**DATASET ENTRIES:**
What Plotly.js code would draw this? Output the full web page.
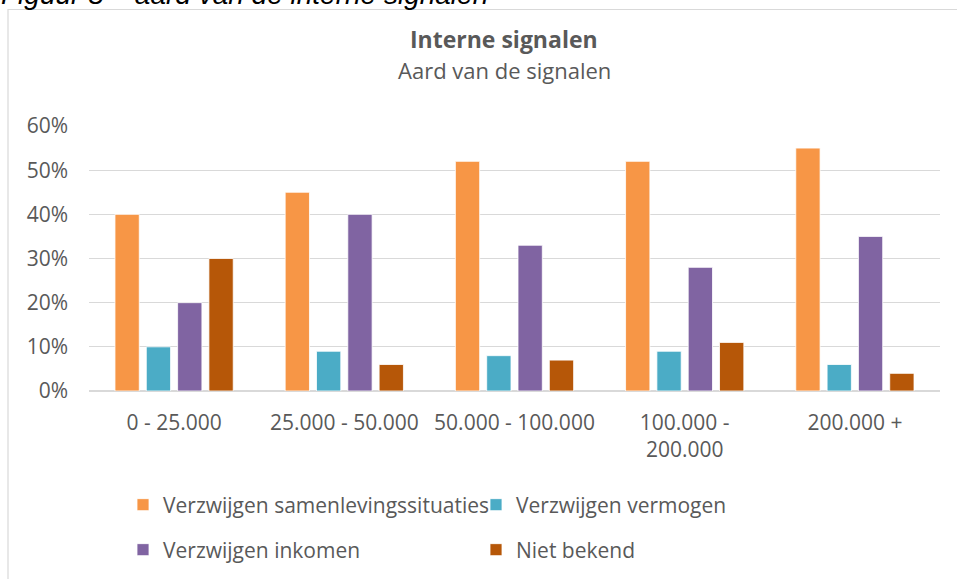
<!DOCTYPE html>
<html>
<head>
<meta charset="utf-8">
<script src="https://cdn.plot.ly/plotly-3.0.1.min.js"></script>
<style>
  html, body { margin: 0; padding: 0; background: #fff; }
  #chart { width: 957px; height: 579px; }
</style>
</head>
<body>
<div id="chart"></div>
<script>
// ---- data ----
const categories = ["0 - 25.000", "25.000 - 50.000", "50.000 - 100.000", "100.000 -<br>200.000", "200.000 +"];
const seriesNames = ["Verzwijgen samenlevingssituaties", "Verzwijgen vermogen", "Verzwijgen inkomen", "Niet bekend"];
const samenleving = [40, 45, 52, 52, 55];
const vermogen = [10, 9, 8, 9, 6];
const inkomen = [20, 40, 33, 28, 35];
const nietBekend = [30, 6, 7, 11, 4];
const yTicks = [0, 10, 20, 30, 40, 50, 60];
const chartTitle = "Interne signalen";
const chartSubtitle = "Aard van de signalen";
const caption = "Figuur 8 – aard van de interne signalen";

// ---- style ----
const colors = ["#F79646", "#4BACC6", "#8064A2", "#B65708"];
const FONT = "Open Sans, sans-serif";
const TXT = "#595959";
const W = 957, H = 579;
const M = { l: 89, r: 17, t: 126, b: 188, autoexpand: false };
const PW = W - M.l - M.r, PH = H - M.t - M.b;
const px = x => (x - M.l) / PW;
const py = y => 1 - (y - M.t) / PH;

const seriesValues = [samenleving, vermogen, inkomen, nietBekend];
const traces = seriesValues.map((vals, i) => ({
  type: "bar",
  name: seriesNames[i],
  x: categories,
  y: vals,
  marker: { color: colors[i], line: { color: "#ffffff", width: 0.8 } },
  legend: i < 2 ? "legend" : "legend2",
  hoverinfo: "x+y+name"
}));

const legendCommon = {
  orientation: "h",
  xanchor: "left",
  yanchor: "middle",
  font: { family: FONT, size: 21, color: TXT },
  bgcolor: "rgba(0,0,0,0)",
  itemwidth: 30,
  entrywidth: 308,
  entrywidthmode: "pixels",
  traceorder: "normal"
};

const layout = {
  width: W, height: H,
  margin: M,
  paper_bgcolor: "#ffffff",
  plot_bgcolor: "#ffffff",
  font: { family: FONT, size: 21, color: TXT },
  barmode: "group",
  bargap: 0.264,
  bargroupgap: 0.224,
  showlegend: true,
  legend: Object.assign({}, legendCommon, { x: px(123), y: py(505) }),
  legend2: Object.assign({}, legendCommon, { x: px(123), y: py(550) }),
  xaxis: {
    type: "category",
    showgrid: false,
    showline: false,
    zeroline: false,
    ticks: "",
    ticklabelstandoff: 17,
    tickfont: { family: FONT, size: 21, color: TXT },
    fixedrange: true
  },
  yaxis: {
    range: [0, 60],
    tickvals: yTicks,
    ticktext: yTicks.map(v => v + "%"),
    showgrid: true,
    gridcolor: "#d9d9d9",
    gridwidth: 1,
    zeroline: true,
    zerolinecolor: "#d9d9d9",
    zerolinewidth: 1.5,
    showline: false,
    ticks: "",
    ticklabelstandoff: 20,
    tickfont: { family: FONT, size: 21, color: TXT },
    fixedrange: true
  },
  shapes: [
    {
      type: "rect", xref: "paper", yref: "paper",
      x0: px(8), x1: px(1010), y0: py(9.5), y1: py(640),
      line: { color: "#d9d9d9", width: 1.2 },
      fillcolor: "rgba(0,0,0,0)",
      layer: "below"
    }
  ],
  annotations: [
    {
      text: "<b>" + chartTitle + "</b>",
      xref: "paper", yref: "paper", x: px(504), y: py(39),
      xanchor: "center", yanchor: "middle", showarrow: false,
      font: { family: FONT, size: 23, color: TXT }
    },
    {
      text: chartSubtitle,
      xref: "paper", yref: "paper", x: px(504), y: py(70),
      xanchor: "center", yanchor: "middle", showarrow: false,
      font: { family: FONT, size: 22, color: TXT }
    },
    {
      text: "<i>" + caption + "</i>",
      xref: "paper", yref: "paper", x: px(-1), y: py(-6),
      xanchor: "left", yanchor: "middle", showarrow: false,
      font: { family: "Liberation Sans, Arial, sans-serif", size: 28, color: "#000000" }
    }
  ]
};

Plotly.newPlot("chart", traces, layout, { displayModeBar: false, staticPlot: true });
</script>
</body>
</html>
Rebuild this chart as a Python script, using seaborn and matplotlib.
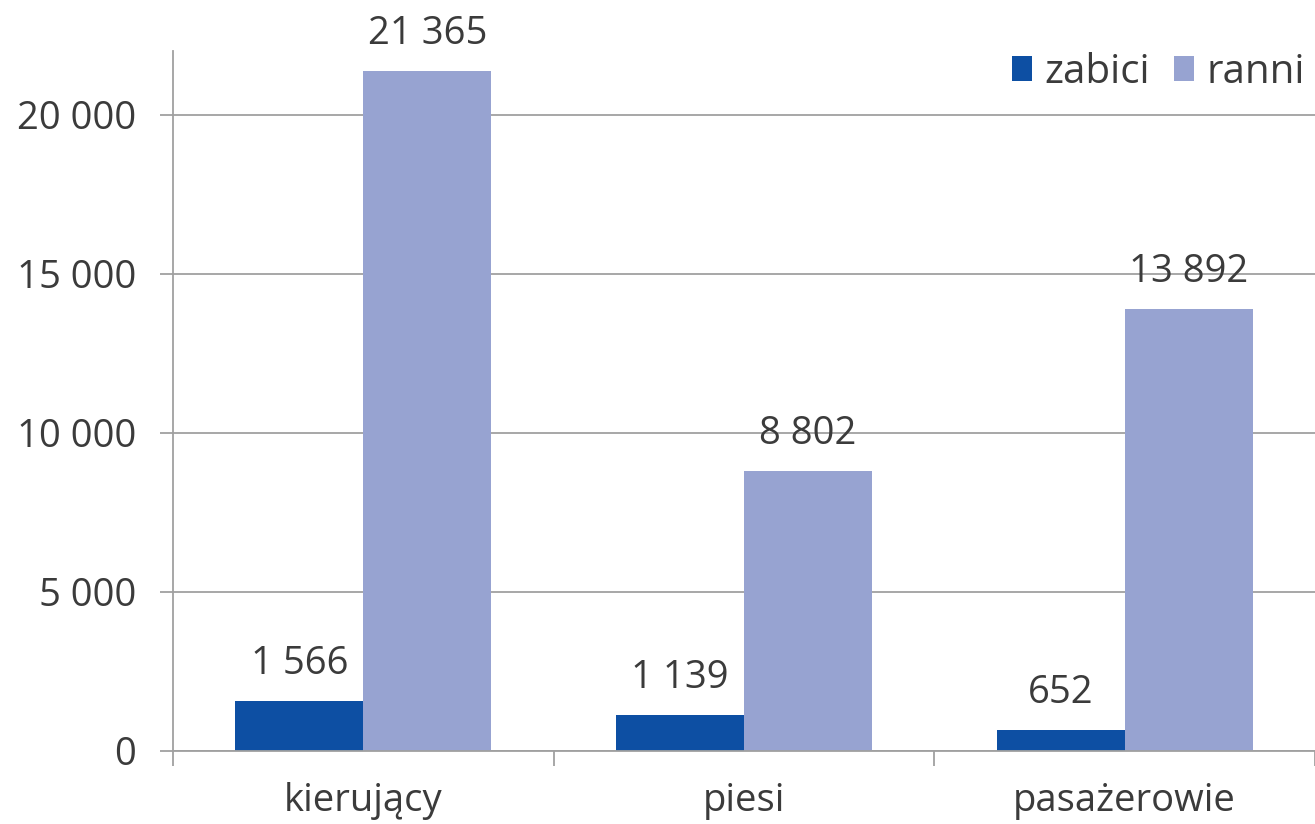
import matplotlib
matplotlib.use("Agg")
import matplotlib.pyplot as plt
import seaborn as sns
import pandas as pd
from matplotlib.ticker import FuncFormatter, FixedLocator

categories = ["kierujący", "piesi", "pasażerowie"]
series_names = ["zabici", "ranni"]
zabici = [1566, 1139, 652]
ranni = [21365, 8802, 13892]
y_ticks = [0, 5000, 10000, 15000, 20000]

def fmt(v):
    return f"{int(v):,}".replace(",", " ")

df = pd.DataFrame({
    "kategoria": categories * 2,
    "seria": [series_names[0]] * 3 + [series_names[1]] * 3,
    "wartosc": zabici + ranni,
})

sns.set_theme(style="white")
plt.rcParams["font.family"] = ["Open Sans", "DejaVu Sans"]
text_color = "#3b3b3b"
grid_color = "#a0a0a0"
fs = 27.5

fig = plt.figure(figsize=(13.15, 8.24), dpi=100)
ax = fig.add_axes([0.1316, 0.0886, 0.8684, 0.8494])

sns.barplot(data=df, x="kategoria", y="wartosc", hue="seria",
            order=categories, hue_order=series_names,
            palette=["#0d4fa3", "#97a3d1"], width=0.673, saturation=1,
            linewidth=0, ax=ax, legend=True)

ax.set_xlim(-0.5, 2.5)
ax.set_ylim(0, 22000)
ax.set_yticks(y_ticks)
ax.yaxis.set_major_formatter(FuncFormatter(lambda v, p: fmt(v)))
ax.grid(axis="y", color=grid_color, linewidth=1.3)
ax.set_axisbelow(True)
ax.set_xlabel("")
ax.set_ylabel("")

for s in ["top", "right"]:
    ax.spines[s].set_visible(False)
for s in ["left", "bottom"]:
    ax.spines[s].set_color(grid_color)
    ax.spines[s].set_linewidth(1.3)

ax.tick_params(axis="y", which="major", direction="out", length=9.5, width=1.3,
               color=grid_color, labelsize=fs, labelcolor=text_color, pad=17, left=True)
ax.tick_params(axis="x", which="major", length=0, labelsize=fs, labelcolor=text_color, pad=22)
ax.xaxis.set_minor_locator(FixedLocator([-0.5, 0.5, 1.5, 2.5]))
ax.tick_params(axis="x", which="minor", direction="out", length=11, width=1.3,
               color=grid_color, bottom=True)

for cont, vals in zip(ax.containers, [zabici, ranni]):
    ax.bar_label(cont, labels=[fmt(v) for v in vals], padding=13,
                 fontsize=fs, color=text_color)

leg = ax.legend(loc="upper right", bbox_to_anchor=(1.023, 1.05), frameon=False,
                fontsize=29, handlelength=0.5, handleheight=0.55, handletextpad=0.3,
                columnspacing=0.6, ncol=2, labelcolor=text_color)

fig.savefig("out.png", dpi=100)
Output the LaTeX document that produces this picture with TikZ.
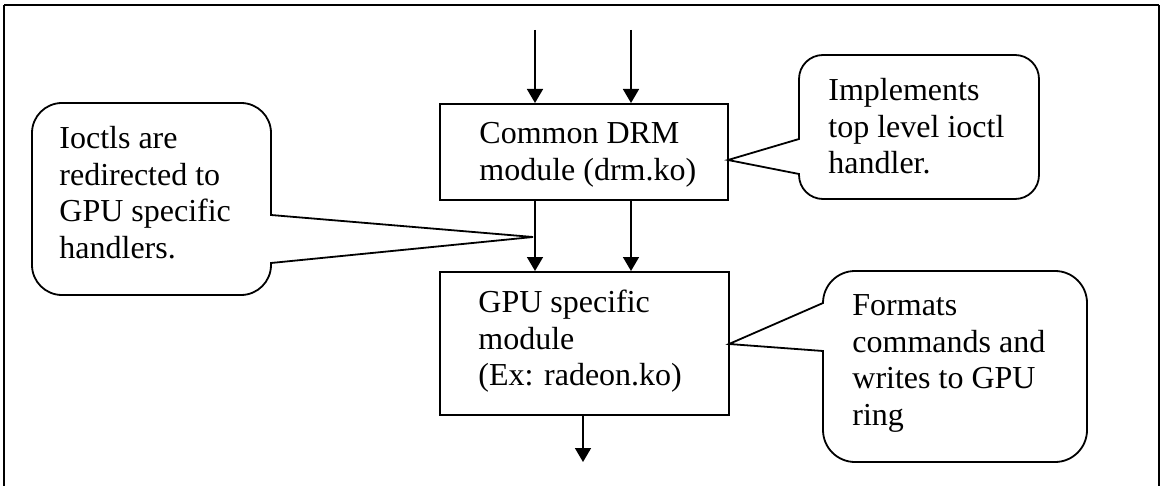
\documentclass[tikz,border=0pt]{standalone}
\usepackage{fontspec}
\setmainfont{Liberation Serif}
\usetikzlibrary{arrows.meta,calc}
\tikzset{
  modbox/.style={draw, line width=1pt, rectangle, inner sep=0pt, anchor=north west},
  txt/.style={anchor=north west, inner sep=0pt, align=left, font=\fontsize{16}{18.3}\selectfont},
  conn/.style={line width=0.8pt, -{Triangle[length=7pt,width=8pt]}},
  balloon/.style={draw, line width=0.9pt, line join=miter, fill=white},
  frameline/.style={line width=0.8pt}
}
\begin{document}
\begin{tikzpicture}[x=0.5pt,y=-0.5pt]
\useasboundingbox (0,0) rectangle (1160,486);
% outer frame (open at the bottom)
\coordinate (fbl) at (4,486);
\coordinate (ftl) at (4,5);
\coordinate (ftr) at (1159,5);
\coordinate (fbr) at (1159,486);
\draw[frameline] (fbl) -- (ftl);
\draw[frameline] (ftr) -- (fbr);
\draw[line width=1.3pt] (ftl) -- (ftr);

% module boxes
\node[modbox, minimum width=144pt, minimum height=48pt] (drm) at (439,103) {};
\node[modbox, minimum width=144.5pt, minimum height=71.5pt] (gpu) at (439,271) {};
\node[txt] (drmtext) at (479,117.4) {\strut Common DRM\\module (drm.ko)};
\node[txt] (gputext) at (478,286.4) {\strut GPU specific\\module\\(Ex: radeon.ko)};

% connectors
\coordinate (inA) at (535,30);
\coordinate (inB) at (631,30);
\coordinate (outA) at (583,462);
\draw[conn] (inA) -- (inA |- drm.north);
\draw[conn] (inB) -- (inB |- drm.north);
\draw[conn] (inA |- drm.south) -- (inA |- gpu.north);
\draw[conn] (inB |- drm.south) -- (inB |- gpu.north);
\draw[conn] (gpu.south -| outA) -- (outA);

% callout 1
\coordinate (tipA) at (728,160);
\draw[balloon] (799,139) -- (tipA) -- (799,174) -- (799,175)
  .. controls (799,188.3) and (809.7,199) .. (823,199) -- (1015,199)
  .. controls (1028.3,199) and (1039,188.3) .. (1039,175) -- (1039,79)
  .. controls (1039,65.7) and (1028.3,55) .. (1015,55) -- (823,55)
  .. controls (809.7,55) and (799,65.7) .. (799,79) -- cycle;
\node[txt] (noteA) at (828,74.4) {\strut Implements\\top level ioctl\\handler.};

% callout 2
\coordinate (tipB) at (533,237);
\draw[balloon] (271,215) -- (tipB) -- (271,263) -- (271,265)
  .. controls (271,281.6) and (257.6,295) .. (241,295) -- (62,295)
  .. controls (45.4,295) and (32,281.6) .. (32,265) -- (32,133)
  .. controls (32,116.4) and (45.4,103) .. (62,103) -- (241,103)
  .. controls (257.6,103) and (271,116.4) .. (271,133) -- cycle;
\node[txt] (noteB) at (59,122.4) {\strut Ioctls are\\redirected to\\GPU specific\\handlers.};

% callout 3
\coordinate (tipC) at (729,344);
\draw[balloon] (823,303) -- (tipC) -- (823,351) -- (823,430)
  .. controls (823,447.7) and (837.3,462) .. (855,462) -- (1055,462)
  .. controls (1072.7,462) and (1087,447.7) .. (1087,430) -- (1087,303)
  .. controls (1087,285.3) and (1072.7,271) .. (1055,271) -- (855,271)
  .. controls (837.3,271) and (823,285.3) .. (823,303) -- cycle;
\node[txt] (noteC) at (852,289.4) {\strut Formats\\commands and\\writes to GPU\\ring};
\end{tikzpicture}
\end{document}
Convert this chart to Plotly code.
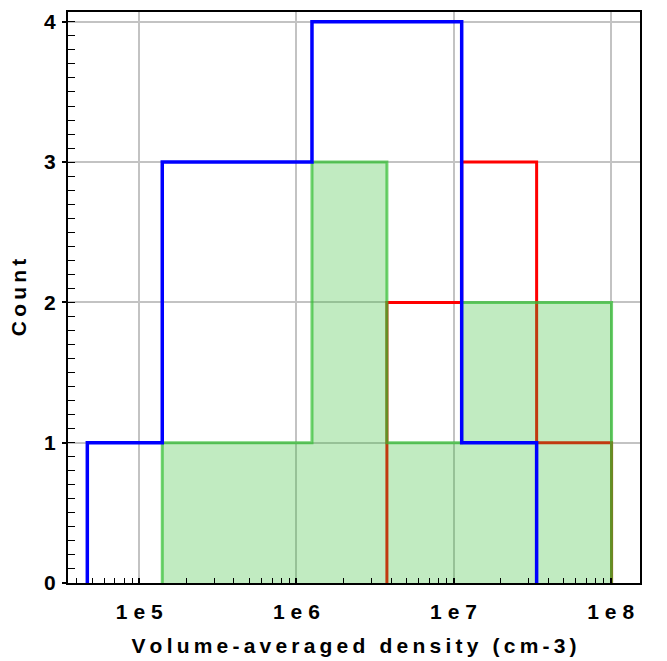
import numpy as np
import plotly.graph_objects as go

# log10 of bin edges (shared by all series)
bin_edges_log = [4.669, 5.146, 5.622, 6.099, 6.576, 7.052, 7.529, 8.006]
blue_counts = [1, 3, 3, 4, 4, 1, 0]
red_counts = [0, 0, 0, 0, 2, 3, 1]
green_counts = [0, 1, 1, 3, 1, 2, 2]
x_tickvals = [1e5, 1e6, 1e7, 1e8]
x_ticktext = ["1e5", "1e6", "1e7", "1e8"]
y_tickvals = [0, 1, 2, 3, 4]
y_ticktext = ["0", "1", "2", "3", "4"]

edges = [10 ** e for e in bin_edges_log]


def spaced(s, sep="\u2009"):
    return sep.join(list(s))


def step_path(counts):
    idx = [i for i, c in enumerate(counts) if c > 0]
    i0, i1 = idx[0], idx[-1]
    xs, ys = [edges[i0]], [0]
    for i in range(i0, i1 + 1):
        xs += [edges[i], edges[i + 1]]
        ys += [counts[i], counts[i]]
    xs.append(edges[i1 + 1])
    ys.append(0)
    return xs, ys


fig = go.Figure()

rx, ry = step_path(red_counts)
fig.add_trace(go.Scatter(x=rx, y=ry, mode="lines",
                         line=dict(color="rgb(255,0,0)", width=3), showlegend=False))

gx, gy = step_path(green_counts)
fig.add_trace(go.Scatter(x=gx, y=gy, mode="lines", fill="tozeroy",
                         fillcolor="rgba(50,190,50,0.30)",
                         line=dict(color="rgba(50,190,50,0.70)", width=3), showlegend=False))

bx, by = step_path(blue_counts)
fig.add_trace(go.Scatter(x=bx, y=by, mode="lines",
                         line=dict(color="rgb(0,0,255)", width=3.5), showlegend=False))

font = dict(family="Liberation Sans, Arial, sans-serif", size=21, color="black", weight="bold")

fig.update_layout(
    width=667, height=661,
    margin=dict(l=68, r=27, t=12, b=78),
    paper_bgcolor="white", plot_bgcolor="white",
    font=font,
)
fig.update_xaxes(
    type="log", range=[4.546, 8.187], automargin=False,
    tickvals=x_tickvals, ticktext=[spaced(t, "\u2009\u200a") for t in x_ticktext],
    ticks="inside", ticklen=5, tickwidth=1.5, tickcolor="black",
    ticklabelstandoff=9,
    showline=True, linecolor="black", linewidth=2, mirror=True,
    showgrid=True, gridcolor="rgb(195,195,195)", gridwidth=1.5,
    zeroline=False,
    minor=dict(ticks="inside", ticklen=5, tickwidth=1.2, tickcolor="black", dtick="D1", showgrid=False),
    title=dict(text=spaced("Volume-averaged density (cm-3)"), font=font, standoff=16),
    tickfont=font,
)
fig.update_yaxes(
    range=[0, 4.07], automargin=False,
    tickvals=y_tickvals, ticktext=y_ticktext,
    ticks="outside", ticklen=4, tickwidth=1.5, tickcolor="black",
    ticklabelstandoff=2,
    showline=True, linecolor="black", linewidth=2, mirror=True,
    showgrid=True, gridcolor="rgb(195,195,195)", gridwidth=1.5,
    zeroline=False,
    minor=dict(ticks="inside", ticklen=7, tickwidth=1.2, tickcolor="black", dtick=0.1, showgrid=False),
    title=dict(text=spaced("Count"), font=font, standoff=12),
    tickfont=font,
)

fig.write_html("out.html")
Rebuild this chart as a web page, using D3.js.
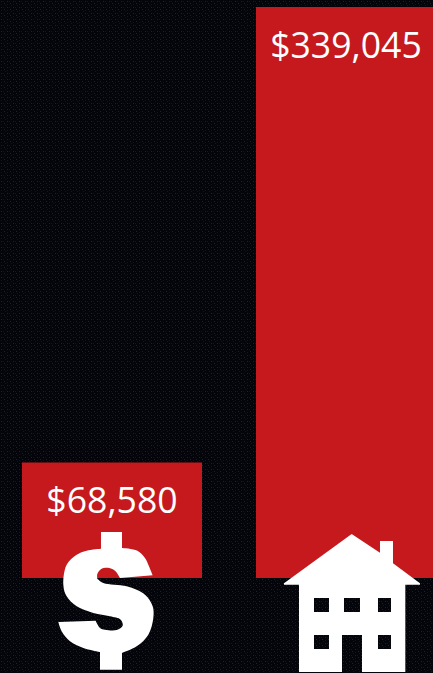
<!DOCTYPE html>
<html>
<head>
<meta charset="utf-8">
<script src="https://cdn.jsdelivr.net/npm/d3@7/dist/d3.min.js"></script>
<style>html,body{margin:0;padding:0;background:#05060c;overflow:hidden}svg{display:block}</style>
</head>
<body>
<div id="chart"></div>
<script>
const categories = ["Income", "Home price"];
const values = [68580, 339045];
const labels = ["$68,580", "$339,045"];

const W = 433, H = 673, baseY = 578, topY = 7;
const x = d3.scaleBand().domain(categories).range([22, 436]).paddingInner(54 / 234);
const y = d3.scaleLinear().domain([0, 339045]).range([baseY, topY]);

const svg = d3.select("#chart").append("svg").attr("width", W).attr("height", H);
const defs = svg.append("defs");
const pat = defs.append("pattern").attr("id", "bgp").attr("width", 6).attr("height", 6).attr("patternUnits", "userSpaceOnUse");
pat.append("rect").attr("width", 6).attr("height", 6).attr("fill", "#04050b");
pat.append("rect").attr("x", 1).attr("y", 1).attr("width", 1).attr("height", 1).attr("fill", "#1a1c4c");
pat.append("rect").attr("x", 3).attr("y", 1).attr("width", 1).attr("height", 1).attr("fill", "#101232");
pat.append("rect").attr("x", 1).attr("y", 4).attr("width", 1).attr("height", 1).attr("fill", "#101232");
pat.append("rect").attr("x", 4).attr("y", 3).attr("width", 1).attr("height", 1).attr("fill", "#1a1c4c");
pat.append("rect").attr("x", 5).attr("y", 5).attr("width", 1).attr("height", 1).attr("fill", "#101232");
svg.append("rect").attr("width", W).attr("height", H).attr("fill", "url(#bgp)");

svg.selectAll("rect.bar").data(categories).join("rect").attr("class", "bar")
  .attr("x", d => x(d))
  .attr("y", (d, i) => y(values[i]))
  .attr("width", x.bandwidth())
  .attr("height", (d, i) => baseY - y(values[i]))
  .attr("fill", "#c5191d");

svg.selectAll("text.val").data(labels).join("text").attr("class", "val")
  .attr("x", (d, i) => x(categories[i]) + x.bandwidth() / 2)
  .attr("y", (d, i) => y(values[i]) + 50.5)
  .attr("text-anchor", "middle")
  .attr("font-family", "'Open Sans', sans-serif")
  .attr("font-size", 35.6)
  .attr("fill", "#fff")
  .text(d => d);

// Dollar icon, smooth runs traced in 3x crop coordinates
const smooth = d3.line().curve(d3.curveCatmullRom);
const seg = pts => smooth(pts).replace(/^M/, "L");
const dollarD = "M153 12L216 12" +
  seg([[216,60],[262,68],[285,90],[297,115],[308,142]]) +
  seg([[210,150],[195,128],[178,120],[155,122],[142,138],[142,152]]) +
  seg([[142,152],[160,165],[230,175],[285,200],[308,235],[310,270],[295,320],[260,355],[216,375]]) +
  "L216 425L150 425" +
  seg([[150,372],[100,360],[60,340],[35,310],[25,282]]) +
  "L137 278" +
  seg([[137,278],[150,300],[165,305],[200,306],[218,293],[212,275],[180,265],[130,255],[80,235],[50,205],[40,170],[50,110],[80,80],[110,68],[153,62]]) +
  "Z";
svg.append("path")
  .attr("transform", "translate(50,528) scale(0.3333)")
  .attr("fill", "#fff")
  .attr("d", dollarD);

// House icon, traced in 3x crop coordinates
svg.append("path")
  .attr("transform", "translate(250,520) scale(0.3333)")
  .attr("fill", "#fff")
  .attr("fill-rule", "evenodd")
  .attr("d", "M305 42L390 98L390 63L429 63L429 130L510 190L510 194L466 194L466 456L336 456L336 345L276 345L276 456L147 456L147 194L102 194L102 190Z" +
    "M192 234H237V276H192Z M282 234H330V276H282Z M384 234H423V276H384Z M192 345H237V387H192Z M384 345H423V387H384Z");
</script>
</body>
</html>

**WHAT IS NEEDED:** In the records above, locate each line with the word "Output". Copy all such lines.

**RESULT OF THE TASK:**
What Plotly.js code would draw this? Output the full web page.
Output the LaTeX document that produces this picture with TikZ.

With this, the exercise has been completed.